17/2/16

Pour une relecture africaine de Marx et d’Engels

Léopold Sédar Senghor ✆ Marc Taraskoff
Léopold Sédar Senghor   [1]  Si j’interviens au début de ce Colloque, qui est la suite de celui tenu, à Dakar, en 1962, c’est parce que nous en avons pris l’initiative, le Président Bourguiba et moi-même. Je le fais pour justifier la tenue de tels débats, qui sont nécessaires. 

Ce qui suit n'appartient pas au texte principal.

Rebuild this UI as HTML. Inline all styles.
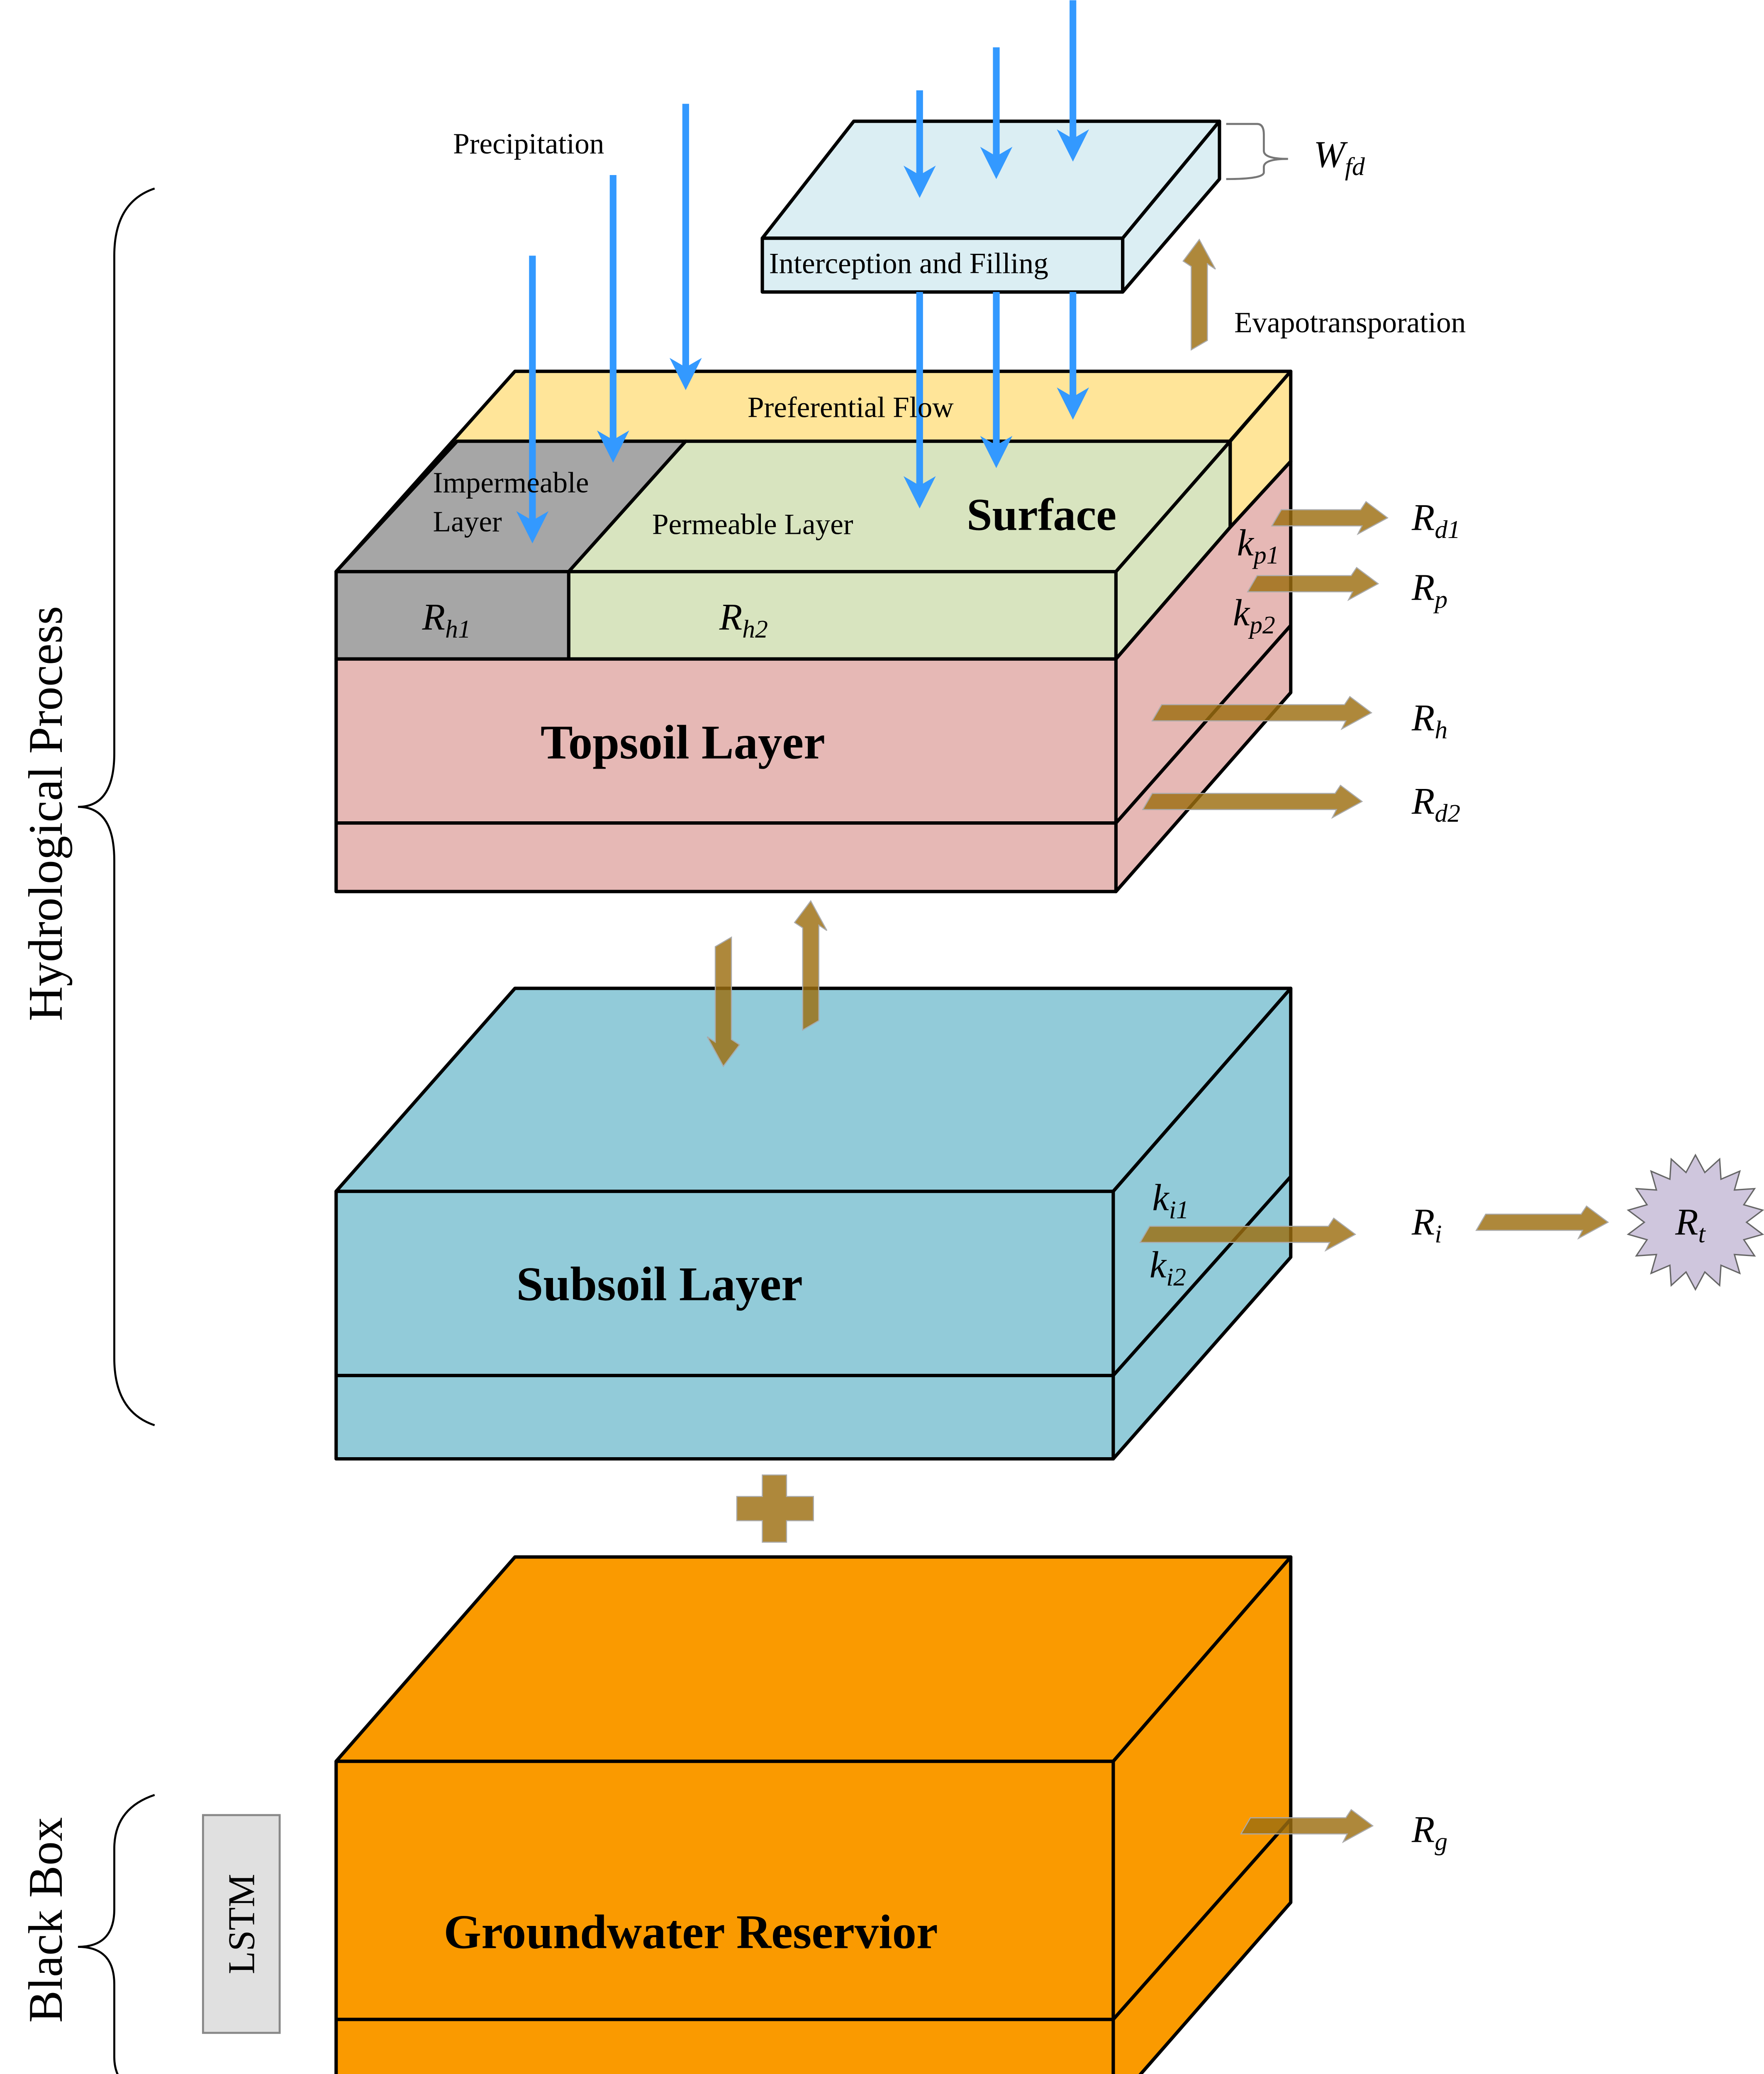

Nécessaires si, du moins, nous voulons sortir réellement de notre ancien état de colonisés de l’esprit, toujours dépendants et débiteurs, jamais prêteurs, jamais producteurs de civilisation alors qu’au fort de la colonisation, au début de ce siècle, l’Afrique renouvelait, bien que passivement, l’art de notre monde. Et sa pensée indirectement. Qu’aurait-ce donc été si elle l’avait fait activement comme pour l’Egypte, au début de l’histoire. En effet, le « marxisme », même fortifié du « léninisme », ou seulement le « socialisme » que nous servent nos intellectuels n’est, le plus souvent, qu’un catéchisme pour pays sous-développés, préparé par les marxistes-léninistes et autres socialistes européens. Au demeurant, ce catéchisme ne vient pas directement de Moscou ni de Pékin, mais de l’une ou l’autre de nos anciennes métropoles : de Paris ou de Londres quand ce n’est pas de New York. La meilleure preuve en est que la plupart de nos intellectuels n’ont lu ni Marx ni Engels et, quand ils les ont lus, comme l’a confirmé un professeur communiste, ils ne les ont pas compris. C’est qu’ils les ont lus avec des yeux de parisiens, de londoniens ou de new-yorkais ! Et s’ils l’avaient fait de moscovites ou de pékinois, ce n’aurait pas été mieux. L’étonnement des Chinois, par exemple, quand on leur présente la « pensée maotsétoung » mise en cachets d’aspirine ! Ce que nous disent ceux-ci, comme les socialistes scandinaves, comme les communistes roumains, yougoslaves, italiens, c’est de relire et de penser par nous-mêmes, Africains, les textes fondamentaux du Socialisme - qu’on lui donne ou non l’épithète de « scientifique ».